## Written request
Output the material word for word. Leave each picture out.

## Data
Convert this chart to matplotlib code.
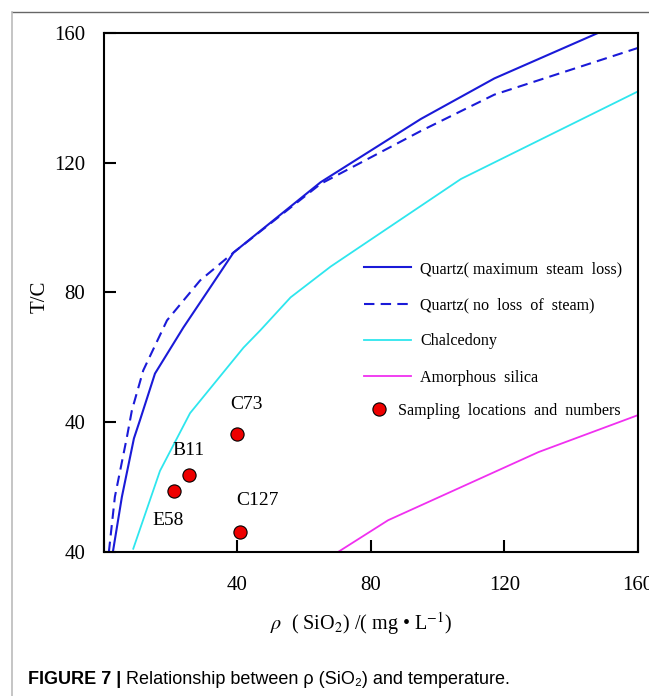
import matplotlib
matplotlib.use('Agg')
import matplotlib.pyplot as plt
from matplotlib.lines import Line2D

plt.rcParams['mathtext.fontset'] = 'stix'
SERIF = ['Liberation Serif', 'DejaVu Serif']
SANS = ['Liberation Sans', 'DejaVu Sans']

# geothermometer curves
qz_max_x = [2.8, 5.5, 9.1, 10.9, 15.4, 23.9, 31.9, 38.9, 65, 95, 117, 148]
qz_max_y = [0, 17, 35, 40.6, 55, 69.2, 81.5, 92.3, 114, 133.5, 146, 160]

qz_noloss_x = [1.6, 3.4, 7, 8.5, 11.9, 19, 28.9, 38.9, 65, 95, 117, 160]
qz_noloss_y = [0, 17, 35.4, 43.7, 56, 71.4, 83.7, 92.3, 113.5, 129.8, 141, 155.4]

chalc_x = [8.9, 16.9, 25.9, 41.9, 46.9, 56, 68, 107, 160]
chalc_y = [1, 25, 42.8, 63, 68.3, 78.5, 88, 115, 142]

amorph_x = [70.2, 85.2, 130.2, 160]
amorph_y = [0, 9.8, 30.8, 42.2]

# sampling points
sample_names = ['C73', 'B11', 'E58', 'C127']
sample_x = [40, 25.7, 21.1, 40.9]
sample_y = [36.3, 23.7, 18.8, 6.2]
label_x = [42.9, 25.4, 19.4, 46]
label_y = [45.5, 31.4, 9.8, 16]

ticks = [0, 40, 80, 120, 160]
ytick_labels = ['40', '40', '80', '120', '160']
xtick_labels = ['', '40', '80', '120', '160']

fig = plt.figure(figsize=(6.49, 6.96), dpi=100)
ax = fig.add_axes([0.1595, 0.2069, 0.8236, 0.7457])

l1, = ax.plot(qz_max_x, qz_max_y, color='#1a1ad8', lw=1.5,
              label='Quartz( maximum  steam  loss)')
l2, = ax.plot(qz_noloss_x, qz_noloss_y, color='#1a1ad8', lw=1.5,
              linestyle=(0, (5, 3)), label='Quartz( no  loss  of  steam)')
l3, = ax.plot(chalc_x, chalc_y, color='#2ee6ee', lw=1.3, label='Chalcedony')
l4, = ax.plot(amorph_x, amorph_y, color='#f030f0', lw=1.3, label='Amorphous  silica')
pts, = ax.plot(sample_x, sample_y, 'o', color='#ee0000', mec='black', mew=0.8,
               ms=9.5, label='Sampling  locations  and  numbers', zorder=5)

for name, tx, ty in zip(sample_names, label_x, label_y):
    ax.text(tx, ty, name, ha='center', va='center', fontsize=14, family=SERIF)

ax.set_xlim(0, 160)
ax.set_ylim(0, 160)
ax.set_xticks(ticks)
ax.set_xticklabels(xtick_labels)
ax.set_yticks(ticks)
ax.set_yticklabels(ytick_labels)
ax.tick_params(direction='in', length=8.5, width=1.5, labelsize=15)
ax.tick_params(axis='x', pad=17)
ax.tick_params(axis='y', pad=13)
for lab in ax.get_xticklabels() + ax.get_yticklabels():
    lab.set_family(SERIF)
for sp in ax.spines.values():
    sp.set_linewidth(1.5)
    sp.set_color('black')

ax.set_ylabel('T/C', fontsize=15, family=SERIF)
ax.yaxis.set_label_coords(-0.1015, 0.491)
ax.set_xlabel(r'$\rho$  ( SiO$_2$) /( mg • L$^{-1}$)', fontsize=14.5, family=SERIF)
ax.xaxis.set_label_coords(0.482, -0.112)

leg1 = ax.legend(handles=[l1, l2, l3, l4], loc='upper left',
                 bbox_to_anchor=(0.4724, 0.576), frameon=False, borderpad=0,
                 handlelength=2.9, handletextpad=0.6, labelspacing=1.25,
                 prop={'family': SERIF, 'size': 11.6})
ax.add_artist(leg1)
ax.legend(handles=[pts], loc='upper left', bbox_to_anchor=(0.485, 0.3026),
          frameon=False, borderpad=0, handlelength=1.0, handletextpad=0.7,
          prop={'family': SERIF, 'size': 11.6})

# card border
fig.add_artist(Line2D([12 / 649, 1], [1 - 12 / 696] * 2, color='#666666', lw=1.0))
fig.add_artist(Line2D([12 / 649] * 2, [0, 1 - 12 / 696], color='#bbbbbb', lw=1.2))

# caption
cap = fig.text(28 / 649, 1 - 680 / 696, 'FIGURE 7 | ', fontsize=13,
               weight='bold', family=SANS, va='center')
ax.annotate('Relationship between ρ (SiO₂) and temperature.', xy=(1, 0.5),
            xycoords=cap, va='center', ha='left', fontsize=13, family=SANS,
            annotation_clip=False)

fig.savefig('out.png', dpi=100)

## Response
Convert this chart to matplotlib code.
import matplotlib
matplotlib.use('Agg')
import matplotlib.pyplot as plt
from matplotlib.lines import Line2D

plt.rcParams['mathtext.fontset'] = 'stix'
SERIF = ['Liberation Serif', 'DejaVu Serif']
SANS = ['Liberation Sans', 'DejaVu Sans']

# geothermometer curves
qz_max_x = [2.8, 5.5, 9.1, 10.9, 15.4, 23.9, 31.9, 38.9, 65, 95, 117, 148]
qz_max_y = [0, 17, 35, 40.6, 55, 69.2, 81.5, 92.3, 114, 133.5, 146, 160]

qz_noloss_x = [1.6, 3.4, 7, 8.5, 11.9, 19, 28.9, 38.9, 65, 95, 117, 160]
qz_noloss_y = [0, 17, 35.4, 43.7, 56, 71.4, 83.7, 92.3, 113.5, 129.8, 141, 155.4]

chalc_x = [8.9, 16.9, 25.9, 41.9, 46.9, 56, 68, 107, 160]
chalc_y = [1, 25, 42.8, 63, 68.3, 78.5, 88, 115, 142]

amorph_x = [70.2, 85.2, 130.2, 160]
amorph_y = [0, 9.8, 30.8, 42.2]

# sampling points
sample_names = ['C73', 'B11', 'E58', 'C127']
sample_x = [40, 25.7, 21.1, 40.9]
sample_y = [36.3, 23.7, 18.8, 6.2]
label_x = [42.9, 25.4, 19.4, 46]
label_y = [45.5, 31.4, 9.8, 16]

ticks = [0, 40, 80, 120, 160]
ytick_labels = ['40', '40', '80', '120', '160']
xtick_labels = ['', '40', '80', '120', '160']

fig = plt.figure(figsize=(6.49, 6.96), dpi=100)
ax = fig.add_axes([0.1595, 0.2069, 0.8236, 0.7457])

l1, = ax.plot(qz_max_x, qz_max_y, color='#1a1ad8', lw=1.5,
              label='Quartz( maximum  steam  loss)')
l2, = ax.plot(qz_noloss_x, qz_noloss_y, color='#1a1ad8', lw=1.5,
              linestyle=(0, (5, 3)), label='Quartz( no  loss  of  steam)')
l3, = ax.plot(chalc_x, chalc_y, color='#2ee6ee', lw=1.3, label='Chalcedony')
l4, = ax.plot(amorph_x, amorph_y, color='#f030f0', lw=1.3, label='Amorphous  silica')
pts, = ax.plot(sample_x, sample_y, 'o', color='#ee0000', mec='black', mew=0.8,
               ms=9.5, label='Sampling  locations  and  numbers', zorder=5)

for name, tx, ty in zip(sample_names, label_x, label_y):
    ax.text(tx, ty, name, ha='center', va='center', fontsize=14, family=SERIF)

ax.set_xlim(0, 160)
ax.set_ylim(0, 160)
ax.set_xticks(ticks)
ax.set_xticklabels(xtick_labels)
ax.set_yticks(ticks)
ax.set_yticklabels(ytick_labels)
ax.tick_params(direction='in', length=8.5, width=1.5, labelsize=15)
ax.tick_params(axis='x', pad=17)
ax.tick_params(axis='y', pad=13)
for lab in ax.get_xticklabels() + ax.get_yticklabels():
    lab.set_family(SERIF)
for sp in ax.spines.values():
    sp.set_linewidth(1.5)
    sp.set_color('black')

ax.set_ylabel('T/C', fontsize=15, family=SERIF)
ax.yaxis.set_label_coords(-0.1015, 0.491)
ax.set_xlabel(r'$\rho$  ( SiO$_2$) /( mg • L$^{-1}$)', fontsize=14.5, family=SERIF)
ax.xaxis.set_label_coords(0.482, -0.112)

leg1 = ax.legend(handles=[l1, l2, l3, l4], loc='upper left',
                 bbox_to_anchor=(0.4724, 0.576), frameon=False, borderpad=0,
                 handlelength=2.9, handletextpad=0.6, labelspacing=1.25,
                 prop={'family': SERIF, 'size': 11.6})
ax.add_artist(leg1)
ax.legend(handles=[pts], loc='upper left', bbox_to_anchor=(0.485, 0.3026),
          frameon=False, borderpad=0, handlelength=1.0, handletextpad=0.7,
          prop={'family': SERIF, 'size': 11.6})

# card border
fig.add_artist(Line2D([12 / 649, 1], [1 - 12 / 696] * 2, color='#666666', lw=1.0))
fig.add_artist(Line2D([12 / 649] * 2, [0, 1 - 12 / 696], color='#bbbbbb', lw=1.2))

# caption
cap = fig.text(28 / 649, 1 - 680 / 696, 'FIGURE 7 | ', fontsize=13,
               weight='bold', family=SANS, va='center')
ax.annotate('Relationship between ρ (SiO₂) and temperature.', xy=(1, 0.5),
            xycoords=cap, va='center', ha='left', fontsize=13, family=SANS,
            annotation_clip=False)

fig.savefig('out.png', dpi=100)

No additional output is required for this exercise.